The RDT reader developed by the UCLA researchers clips onto a cell phone; weighs approximately 65 grams; and includes an inexpensive lens, three LED arrays, and two AAA batteries. The platform, which has the ability to read nearly every type of RDT, produces a digital (and nonfading) image of the RDT. Also, test results may be sent to a global server that can create maps and chart the spread of a disease.
University of Illinois at Urbana-Champaign
A wedge-shaped cradle and app for the iPhone that uses the phone’s built-in camera and processing power a biosensor to detect toxins, proteins, bacteria, viruses, and various target molecules.
At the heart of this biosensor is a photonic crystal, which works something like a mirror, reflecting on wavelength of light while the rest of the spectrum passes through. When anything biological attaches to a slide coated with photonic material, the reflected color will shift from a shorter wavelength to a longer one. The degree of the shift indicates how much of the target molecule is in the sample.
The cradle holds about $200 worth of optical components. An Android-compatible version is in the works, as is a multimode biosensor.
University of Rhode Island
Blood-testing technology that incorporates a smartphone application, a handheld biosensor, and a credit card-sized cartridge.
To operate this lab-on-a-chip system, users place a drop of blood from a finger prick on a disposable plastic polymer cartridge and insert it into the handheld biosensor. The blood travels through the cartridge in tiny channels 500 microns wide to a detection site where it reacts with preloaded reagents, enabling the fluorescence sensor to detect certain biomarkers of disease.

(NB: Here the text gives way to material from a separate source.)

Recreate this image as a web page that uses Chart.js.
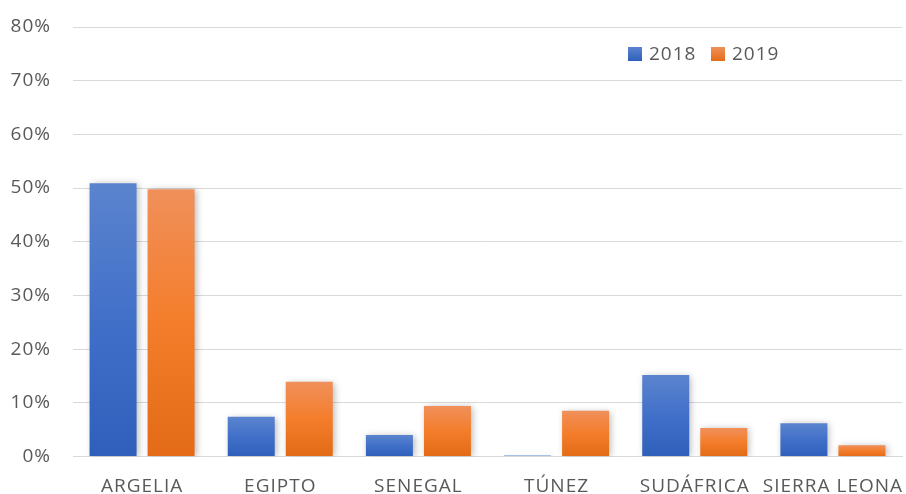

The first cartridges focus on the detection of C-reactive proteins in the blood, markers of cardiovascular and peripheral vascular diseases. Additional cartridges can be engineered to detect biomarkers of other diseases, including the beta amyloid protein that can be used as a predictor of Alzheimer’s disease. The device can also be developed to detect virulent pathogens, such as HIV, hepatitis B, and H1N1 (swine) flu. The next generation of the device, currently in development, will put the entire lab on paper, eliminating the need for active pumping of blood and reagents through the cartridge.
A smartphone accessory that optically detects biomarkers in a drop of blood, sweat, or saliva.
The smartCARD accessory, which looks somewhat like a smartphone credit card reader, clamps over the phone’s camera. In one application, smartCARD lets users put a drop of blood on a cholesterol test strip. Then the device processes the blood through separation steps and chemical reactions, preparing the strip for colorimetric analysis. The device’s built-in flash provides uniform, diffused light to illuminate the test strip, and an application in the phone calibrates the hue saturation and generates results for display.
A handheld device that can detect disease antigens in samples from serum, urine, or saliva and connects with smartphones via Bluetooth.
OJ-Bio has developed immunoassay-based biosensors for the detection of three respiratory virus pathogens such as respiratory syncytial virus, influenza A, and influenza B. It enables one chip to detect three different viruses at the same time. In addition to respiratory diseases, the company is currently involved in clinical development programs for point-of-care diagnosis of HIV and periodontal gum disease.
The biosensor relies on surface acoustic wave (SAW) technology. Specifically, SAW chips are coated with disease-specific biocapture surfaces. Analyte binding causes a shift in the phase angle of the surface acoustic wave passing across the chip surface, and this is translated into an electronic signal.